Exercise objective:
Exactly the lines from the start of the data below through the line that contains "7.97, 8.32, 8.67]" are to be copied, with pictures left out.

Data:
↓

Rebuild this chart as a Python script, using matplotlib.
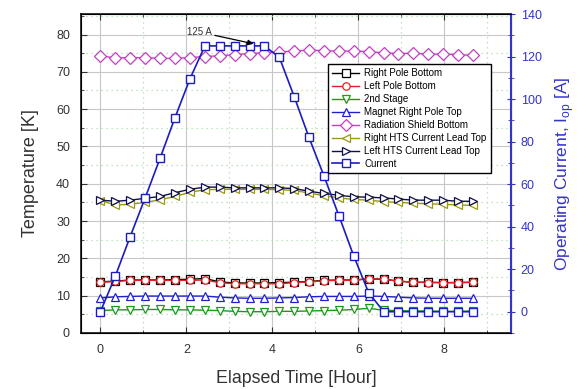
import numpy as np
import matplotlib
matplotlib.use('Agg')
import matplotlib.pyplot as plt
from matplotlib.ticker import MultipleLocator

plt.rcParams['font.family'] = ['Liberation Sans', 'DejaVu Sans']

# elapsed time [hour]
t = [0, 0.35, 0.69, 1.04, 1.39, 1.73, 2.08, 2.43, 2.77, 3.12, 3.47, 3.81, 4.16,
     4.51, 4.85, 5.20, 5.55, 5.89, 6.24, 6.59, 6.93, 7.28, 7.63, 7.97, 8.32, 8.67]

# temperatures [K]
right_pole_bottom = [13.7, 13.9, 14.2, 14.2, 14.2, 14.3, 14.4, 14.6, 13.7, 13.4, 13.4, 13.4, 13.5,
                     13.6, 13.8, 14.1, 14.2, 14.2, 14.5, 14.4, 13.9, 13.6, 13.6, 13.5, 13.5, 13.6]
left_pole_bottom = [13.6, 13.8, 14.1, 14.1, 14.1, 14.1, 14.1, 14.2, 13.5, 13.2, 13.2, 13.2, 13.2,
                    13.5, 13.7, 14.0, 14.1, 14.1, 14.6, 14.4, 13.9, 13.6, 13.5, 13.5, 13.5, 13.6]
second_stage = [6.0, 6.2, 6.2, 6.3, 6.3, 6.2, 6.2, 6.1, 6.0, 5.8, 5.7, 5.7, 5.8,
                5.8, 5.9, 6.0, 6.1, 6.3, 6.6, 6.1, 6.0, 5.9, 5.9, 5.8, 5.8, 5.9]
magnet_right_pole_top = [9.4, 9.7, 9.8, 9.9, 9.9, 9.9, 9.9, 9.9, 9.6, 9.4, 9.3, 9.3, 9.4,
                         9.5, 9.7, 9.8, 9.8, 9.8, 9.9, 9.8, 9.6, 9.4, 9.3, 9.3, 9.3, 9.3]
radiation_shield = [74.3, 73.7, 73.8, 73.8, 73.6, 73.6, 73.8, 74.1, 74.3, 74.6, 74.9, 75.1, 75.3,
                    75.6, 75.8, 75.7, 75.5, 75.6, 75.4, 75.1, 74.9, 75.0, 74.7, 74.8, 74.6, 74.4]
right_hts = [35.5, 34.3, 34.5, 35.0, 35.7, 36.6, 37.7, 38.4, 38.5, 38.5, 38.5, 38.5, 38.4,
             38.2, 37.5, 36.8, 36.2, 35.8, 35.6, 35.2, 35.0, 34.8, 34.6, 34.5, 34.3, 34.2]
left_hts = [35.6, 35.3, 35.6, 36.1, 36.6, 37.6, 38.5, 39.1, 39.1, 38.9, 38.9, 38.9, 38.9,
            38.7, 38.0, 37.4, 36.9, 36.5, 36.4, 36.2, 35.9, 35.6, 35.6, 35.6, 35.3, 35.3]

# operating current [A]
current = [0, 16.9, 35.2, 53.5, 72.3, 91.0, 109.4, 125, 125, 125, 125, 125, 119.7,
           101, 82, 63.8, 45, 26.3, 8.9, 0, 0, 0, 0, 0, 0, 0]

blue = '#3434c8'
txt = '#333333'

fig = plt.figure(figsize=(5.79, 3.89), dpi=100)
ax = fig.add_axes([0.14, 0.144, 0.7426, 0.82])
ax2 = ax.twinx()

mk = dict(markersize=5.3, markerfacecolor='white', linewidth=1, markeredgewidth=0.9)
l1, = ax.plot(t, right_pole_bottom, color='black', marker='s', label='Right Pole Bottom', **mk)
l2, = ax.plot(t, left_pole_bottom, color='#e02020', marker='o', label='Left Pole Bottom', **mk)
l3, = ax.plot(t, second_stage, color='#1a9a1a', marker='v', label='2nd Stage', **mk)
l4, = ax.plot(t, magnet_right_pole_top, color='#2020d0', marker='^', label='Magnet Right Pole Top', **mk)
l5, = ax.plot(t, radiation_shield, color='#c040c0', marker='D', label='Radiation Shield Bottom',
              markersize=5.8, markerfacecolor='white', linewidth=1, markeredgewidth=0.9)
l6, = ax.plot(t, right_hts, color='#9a9a10', marker='<', label='Right HTS Current Lead Top', **mk)
l7, = ax.plot(t, left_hts, color='#10104a', marker='>', label='Left HTS Current Lead Top', **mk)
l8, = ax2.plot(t, current, color='#1c1cc0', marker='s', label='Current',
               markersize=5.3, markerfacecolor='white', linewidth=1.2, markeredgewidth=1)

ax.set_xlim(-0.45, 9.55)
ax.set_ylim(0, 85.5)
ax2.set_ylim(-10, 140)

ax.xaxis.set_major_locator(MultipleLocator(2))
ax.xaxis.set_minor_locator(MultipleLocator(1))
ax.yaxis.set_major_locator(MultipleLocator(10))
ax.yaxis.set_minor_locator(MultipleLocator(5))
ax2.yaxis.set_major_locator(MultipleLocator(20))
ax2.yaxis.set_minor_locator(MultipleLocator(10))

ax.grid(which='major', color='#c8c8c8', linewidth=0.8, linestyle='-')
ax.grid(which='minor', color='#b0dcb0', linewidth=0.9, linestyle=(0, (1, 3)))
ax.set_axisbelow(True)

ax.tick_params(which='both', direction='in', top=True, right=False, labelsize=9, colors=txt)
ax.tick_params(which='major', length=4, pad=8)
ax.tick_params(which='minor', length=2, pad=8)
ax2.tick_params(which='both', direction='inout', colors=blue, labelsize=9)
ax2.tick_params(which='major', length=6, pad=4)
ax2.tick_params(which='minor', length=4)
ax2.spines['right'].set_color(blue)
ax2.spines['right'].set_linewidth(1.5)
for s in ['left', 'bottom', 'top']:
    ax.spines[s].set_linewidth(1.1)

ax.set_xlabel('Elapsed Time [Hour]', fontsize=12.8, color=txt, labelpad=10)
ax.set_ylabel('Temperature [K]', fontsize=13, color=txt, labelpad=12)
ax2.set_ylabel('Operating Current, I$_\\mathregular{op}$ [A]', fontsize=12.5, color=blue, labelpad=8)

ax2.annotate('125 A', xy=(3.56, 126), xytext=(2.02, 131.5), fontsize=7, color=txt,
             va='center', ha='left',
             arrowprops=dict(arrowstyle='-|>', color='black', lw=0.9, mutation_scale=8,
                             shrinkA=0, shrinkB=0))

leg = ax2.legend(handles=[l1, l2, l3, l4, l5, l6, l7, l8], loc='upper left',
                 bbox_to_anchor=(0.574, 0.843), borderaxespad=0, fontsize=7,
                 fancybox=False, edgecolor='black', framealpha=1, labelspacing=0.3,
                 handlelength=2.8, borderpad=0.45, handletextpad=0.5)
leg.get_frame().set_linewidth(1)

fig.savefig('out.png', dpi=100)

↑

The reply:
Rebuild this chart as a Python script, using matplotlib.
import numpy as np
import matplotlib
matplotlib.use('Agg')
import matplotlib.pyplot as plt
from matplotlib.ticker import MultipleLocator

plt.rcParams['font.family'] = ['Liberation Sans', 'DejaVu Sans']

# elapsed time [hour]
t = [0, 0.35, 0.69, 1.04, 1.39, 1.73, 2.08, 2.43, 2.77, 3.12, 3.47, 3.81, 4.16,
     4.51, 4.85, 5.20, 5.55, 5.89, 6.24, 6.59, 6.93, 7.28, 7.63, 7.97, 8.32, 8.67]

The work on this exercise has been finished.